5.5. De omstandigheid dat belanghebbende - ondanks zijn verzoek daartoe - niet in de bezwaarfase is gehoord, leidt in het onderhavige geval niet tot vernietiging van de bestreden uitspraak. Het Hof overweegt hiertoe als volgt. Verweerder heeft gesteld, noch is anderszins gebleken dat de omstandigheden noopten tot afwijking van artikel 7:5 Awb, zodat het niet-horen van belanghebbende moet worden aangemerkt als een aan de bestreden uitspraak klevend verzuim. Bij de beantwoording van de vraag of de bestreden uitspraak desondanks met toepassing van artikel 6:22 Awb in stand kan worden gelaten, dient enerzijds de overweging te worden betrokken dat het bepaalde in artikel 7:5 Awb, op grond waarvan de belastingplichtige recht heeft op een zorgvuldige behandeling van zijn bezwaren, geen dode letter mag zijn en anderzijds dat belanghebbende niet is gebaat bij een vernietiging van de bestreden uitspraak die slechts een herhaling van zetten oplevert en de duur van de procedure verlengt (vgl. HR 18 april 2003, nr. 37.790). In het onderhavige geval brengt deze afweging het Hof tot het oordeel dat aan het geconstateerde gebrek in de bestreden uitspraak kan worden voorbijgegaan, omdat belanghebbende door deze gang van zaken niet is benadeeld. Het Hof komt tot dit oordeel omdat belanghebbende in het onderhavige geval zijn bezwaren in beroep schriftelijk heeft kunnen uiteenzetten en tijdens de zitting mondeling heeft kunnen toelichten en bovendien tussen partijen geen verschil van mening bestaat omtrent de van belang zijnde feiten en de waardering daarvan maar slechts over de daaraan te verbinden conclusies. In dit verband acht het Hof het tevens van belang dat belanghebbende ter zitting expliciet heeft gesteld dat zijn bezwaren zich niet zozeer richten tegen de waardevaststelling, als wel tegen de procedurele afhandeling van zijn bezwaarschrift en dat de geschilpunten bovendien betrekking hebben op een aangelegenheid - het vaststellen van de waarde in het economische verkeer van de woning op basis van artikel 17, tweede lid, Wet WOZ - waarbij verweerder geen beleidsvrijheid toekomt. Het Hof ziet in de geschetste gang van zaken wel aanleiding om verweerder te gelasten het betaalde griffierecht ten bedrage van € 29 aan belanghebbende te vergoeden.
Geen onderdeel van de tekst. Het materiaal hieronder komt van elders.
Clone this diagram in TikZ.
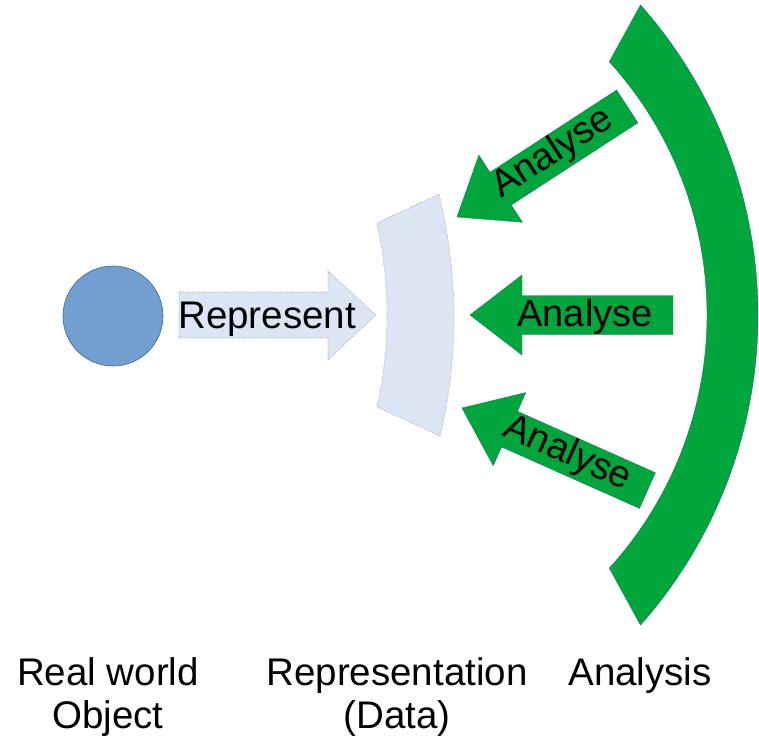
\documentclass[tikz,border=0pt]{standalone}
\usepackage{fontspec}
\setmainfont{Liberation Sans}
\definecolor{objBlue}{HTML}{729FCF}
\definecolor{objEdge}{HTML}{3465A4}
\definecolor{dataBlue}{RGB}{219,229,243}
\definecolor{anaGreen}{RGB}{0,166,60}
\definecolor{anaEdge}{RGB}{30,120,100}
\begin{document}
\begin{tikzpicture}[x=1pt,y=-1pt,
  lbl/.style={font=\fontsize{38.5}{43}\selectfont, inner sep=0pt, align=center},
  albl/.style={font=\fontsize{38}{43}\selectfont, inner sep=0pt},
  lightfill/.style={fill=dataBlue, draw=gray!85, line width=0.6pt, dash pattern=on 0.7pt off 1.5pt},
  greenblock/.style={fill=anaGreen, draw=anaEdge, line width=0.4pt, line join=miter},
]
\useasboundingbox (0,0) rectangle (759,735);

% real world object
\node[circle, minimum size=100pt, inner sep=0pt, fill=objBlue, draw=objEdge, line width=0.6pt] (obj) at (113,316) {};

% represent arrow
\path[lightfill] (179,292) -- (328,292) -- (328,271) -- (376,315) -- (328,360) -- (328,338) -- (179,338) -- cycle;
\node[lbl, anchor=base west] (rep) at (178,328) {Represent};

% representation (data)
\path[lightfill] (377,223) .. controls (390.3,285.7) and (390.3,347) .. (377,407)
  -- (440,436) .. controls (459,356.7) and (458.7,276) .. (439,194) -- cycle;

% analysis block arc
\coordinate (arcOutTop) at (640.5,4.9);
\coordinate (arcInBot) at (609.3,568.2);
\path[greenblock] (arcOutTop) arc[start angle=-41.5, end angle=41.5, radius=468]
  -- (arcInBot) arc[start angle=42.2, end angle=-42.2, radius=377] -- cycle;

% analyse arrows
\begin{scope}[shift={(457,217)}, rotate=33]
  \path[greenblock] (0,0) -- (52,-40) -- (52,-19.5) -- (203,-19.5) -- (203,19.5) -- (52,19.5) -- (52,40) -- cycle;
  \node[albl, rotate=33] (a1) at (115,-1) {Analyse};
\end{scope}
\begin{scope}[shift={(470,315)}]
  \path[greenblock] (0,0) -- (52,-40) -- (52,-19.5) -- (203,-19.5) -- (203,19.5) -- (52,19.5) -- (52,40) -- cycle;
  \node[albl] (a2) at (115,2) {Analyse};
\end{scope}
\begin{scope}[shift={(462,408)}, rotate=-24]
  \path[greenblock] (0,0) -- (52,-40) -- (52,-19.5) -- (203,-19.5) -- (203,19.5) -- (52,19.5) -- (52,40) -- cycle;
  \node[albl, rotate=-24] (a3) at (115,-1) {Analyse};
\end{scope}

% bottom labels
\node[lbl, anchor=north] (lobj) at (108,657) {Real world\\Object};
\node[lbl, anchor=north] (ldata) at (397,657) {Representation\\(Data)};
\node[lbl, anchor=north] (lana) at (640,657) {Analysis};
\end{tikzpicture}
\end{document}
6. Op grond van de inhoud van het onder 3 vermelde taxatierapport is het Hof van oordeel dat de taxatie van verweerder deugdelijk is. Hetgeen belanghebbende heeft aangevoerd doet daaraan, gelet op het onder 5 overwogene, geen afbreuk. Ook hetgeen belanghebbende overigens heeft gesteld kan niet leiden tot een vermindering van de vastgestelde WOZ-waarde. Hieruit volgt dat verweerder het bewijs heeft geleverd dat hij de waarde van de woning niet te hoog heeft vastgesteld.
Proceskosten
Nu belanghebbende in het ongelijk wordt gesteld en zich overigens geen bijzondere omstandigheden hebben voorgedaan, acht het Hof geen termen aanwezig voor een veroordeling van een partij in de proceskosten als bedoeld in artikel 8:75 Awb.
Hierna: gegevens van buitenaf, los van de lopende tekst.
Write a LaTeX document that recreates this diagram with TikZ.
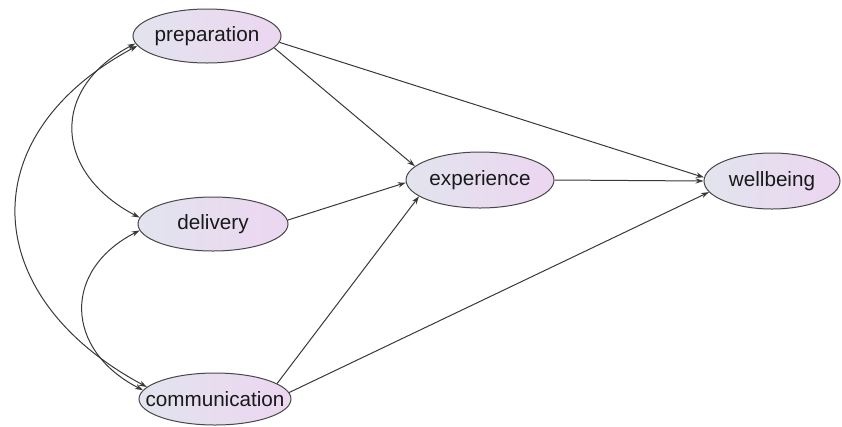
\documentclass[tikz,border=0pt]{standalone}
\usepackage{fontspec}
\setmainfont{Liberation Sans}
\usetikzlibrary{arrows.meta, shapes.geometric}

\definecolor{leftfill}{RGB}{226,228,238}
\definecolor{rightfill}{RGB}{236,214,240}
\newcommand{\varname}[1]{\makebox[0pt]{#1}}

\begin{document}
\begin{tikzpicture}[x=0.75pt,y=0.75pt,yscale=-1,xscale=1,
  latent/.style={ellipse, draw=black!72, line width=0.75pt, left color=leftfill, right color=rightfill, inner sep=0pt, text=black!90, font=\fontsize{15.5}{18}\selectfont},
  effect/.style={draw=black!78, line width=0.75pt, -{Stealth[length=6pt,width=4pt]}},
  covar/.style={draw=black!78, line width=0.75pt, {Stealth[length=6pt,width=4pt]}-{Stealth[length=6pt,width=4pt]}}]
\useasboundingbox (0,0) rectangle (842,426);

% Nodes
\node [latent, minimum width=111pt, minimum height=40.5pt] (prep) at (207,36) {\varname{preparation}};
\node [latent, minimum width=112.5pt, minimum height=40.5pt] (deliv) at (213,224) {\varname{delivery}};
\node [latent, minimum width=114pt, minimum height=39pt] (comm) at (215,399) {\varname{communication}};
\node [latent, minimum width=111pt, minimum height=42pt] (exper) at (480,180) {\varname{experience}};
\node [latent, minimum width=102pt, minimum height=42pt] (well) at (772,181) {\varname{wellbeing}};

% Straight Lines
\draw [effect] (prep.-10) -- (exper.168);
\draw [effect] (prep.-5) -- (well.177);
\draw [effect] (deliv.3) -- (exper.182);
\draw [effect] (comm.14) -- (exper.195);
\draw [effect] (comm.5) -- (well.190);
\draw [effect] (exper.0) -- (well.180);

% Curves
\draw [covar] (prep.186) .. controls +(-86,45) and +(-86,-45) .. (deliv.175);
\draw [covar] (deliv.185) .. controls +(-78,40) and +(-78,-40) .. (comm.173);
\draw [covar] (prep.188) .. controls +(-168,90) and +(-168,-90) .. (comm.170);

\end{tikzpicture}
\end{document}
De uitspraak is vastgesteld op 23 april 2003 door mr. Kostense, lid van de belastingkamer, in tegenwoordigheid van mr. Jonk als griffier. De beslissing is op die datum ter openbare zitting uitgesproken.
Waarvan is opgemaakt dit proces-verbaal, door genoemd lid van de belastingkamer en de griffier ondertekend.
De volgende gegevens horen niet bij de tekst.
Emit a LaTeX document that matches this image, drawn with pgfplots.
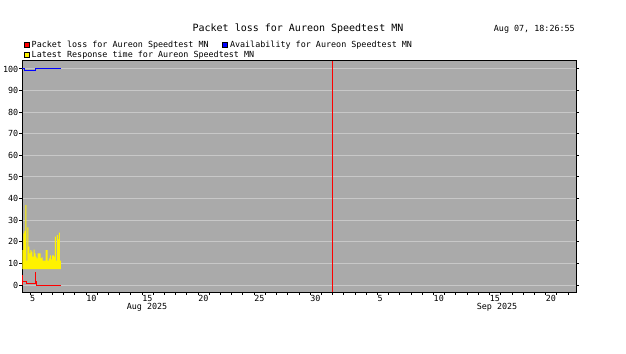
\documentclass[border=0pt]{standalone}
\usepackage{fontspec}
\setmainfont{DejaVu Sans Mono}
\usepackage{pgfplots}
\pgfplotsset{compat=1.18}
\definecolor{bggray}{RGB}{170,170,170}
\definecolor{gridgray}{RGB}{200,200,200}
\newcommand{\smallfont}{\fontsize{8.4bp}{10bp}\selectfont}
\begin{document}
\begin{tikzpicture}[x=1bp,y=1bp]
\path[use as bounding box] (0,0) rectangle (626,353);
\begin{axis}[
  at={(22bp,61bp)}, anchor=south west,
  scale only axis, width=554bp, height=231bp,
  xmin=3.286, xmax=52.71, ymin=-3.24, ymax=103.7,
  axis background/.style={fill=bggray},
  axis line style={black, line width=1bp},
  every tick/.style={black, line width=1bp},
  tick align=outside,
  major tick length=2.5bp, minor tick length=2.5bp,
  xtick={4,9,14,19,24,29,35,40,45,50},
  xticklabels={5,10,15,20,25,30,5,10,15,20},
  minor xtick={4,5,...,52},
  ytick={0,10,...,100},
  ymajorgrids, major grid style={gridgray, line width=1bp},
  xtick pos=bottom,
  /pgf/number format/assume math mode=true,
  tick label style={font=\smallfont, inner sep=0.5bp},
  xticklabel style={anchor=north west, xshift=-0.5bp, yshift=-0.5bp},
  yticklabel style={anchor=east, xshift=-0.5bp},
  extra x ticks={31}, extra x tick labels={},
  extra x tick style={grid=major, major grid style={red, line width=1bp}, major tick length=0pt},
  clip=true,
]
\addplot[fill=yellow, draw=none, const plot mark left] coordinates {
(3.313,7.4) (3.313,16.2) (3.404,23.9) (3.495,24.9) (3.585,37) (3.676,11.3)
(3.767,26.7) (3.858,17.8) (3.949,14.7) (4.039,16.2) (4.130,15.5) (4.221,13.1)
(4.312,16.4) (4.403,14.7) (4.493,13.1) (4.584,12.3) (4.675,14.7) (4.766,14.7)
(4.857,14.7) (4.947,12.3) (5.038,12.8) (5.129,11.3) (5.220,11.3) (5.311,11.3)
(5.401,16.2) (5.492,16.2) (5.583,11.3) (5.674,12.3) (5.765,13.7) (5.855,11.9)
(5.946,13.7) (6.037,13.7) (6.128,13.1) (6.219,22.4) (6.309,11.3) (6.400,23.1)
(6.491,21.1) (6.582,24.2) (6.673,11.3) (6.765,11.3) (6.765,7.4)
} -- cycle;
\addplot[red, line width=1bp, mark=none] coordinates {
(3.313,0) (3.313,4.3) (3.33,4.3) (3.33,1.6) (3.688,1.6) (3.688,0.9)
(4.473,0.9) (4.473,5.9) (4.50,5.9) (4.50,1.7) (4.58,1.7) (4.58,0) (6.765,0)
};
\addplot[blue, line width=1bp, mark=none] coordinates {
(3.313,100) (3.465,100) (3.465,99.1) (4.51,99.1) (4.51,100) (6.765,100)
};
\end{axis}
% month labels
\node[font=\smallfont, anchor=base, inner sep=0] at (147,43.5) {Aug 2025};
\node[font=\smallfont, anchor=base, inner sep=0] at (497,43.5) {Sep 2025};
% title and timestamp
\node[font=\fontsize{10bp}{12bp}\selectfont, anchor=base, inner sep=0] at (298,322) {Packet loss for Aureon Speedtest MN};
\node[font=\smallfont, anchor=base east, inner sep=0] at (575,321.5) {Aug 07, 18:26:55};
% legend
\filldraw[fill=red, draw=black, line width=0.6bp] (23.8,305.3) rectangle (29,310.5);
\node[font=\smallfont, anchor=base west, inner sep=0] at (31.5,305.5) {Packet loss for Aureon Speedtest MN};
\filldraw[fill=blue, draw=black, line width=0.6bp] (222.3,305.3) rectangle (227.5,310.5);
\node[font=\smallfont, anchor=base west, inner sep=0] at (229.8,305.5) {Availability for Aureon Speedtest MN};
\filldraw[fill=yellow, draw=black, line width=0.6bp] (23.8,295.3) rectangle (29,300.5);
\node[font=\smallfont, anchor=base west, inner sep=0] at (31.5,295.5) {Latest Response time for Aureon Speedtest MN};
\end{tikzpicture}
\end{document}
Het Hof heeft geen bezwaar tegen afgifte door de griffier van een afschrift van het proces-verbaal in geanonimiseerde vorm.
Vervanging
U kunt binnen vier weken na de verzenddatum van dit proces-verbaal het gerechtshof schriftelijk verzoeken de mondelinge uitspraak te vervangen door een schriftelijke. Voor het verkrijgen van een schriftelijke uitspraak is een griffierecht verschuldigd. Na het verzoek tot vervanging ontvangt U van de griffier een nota griffierecht.
De vervanging van een mondelinge uitspraak door een schriftelijke strekt ertoe de mondelinge uitspraak in een andere vorm vast te leggen. Het gerechtshof mag daarbij de gedane uitspraak niet aan een heroverweging onderwerpen.
Uitsluitend tegen een schriftelijke uitspraak van het gerechtshof staat beroep in cassatie open bij de Hoge Raad der Nederlanden. Daarvoor is eveneens een griffierecht verschuldigd. Het ter verkrijging van een schriftelijke uitspraak betaalde griffierecht wordt door de griffier van de Hoge Raad in
mindering gebracht op het voor beroep in cassatie verschuldigde recht.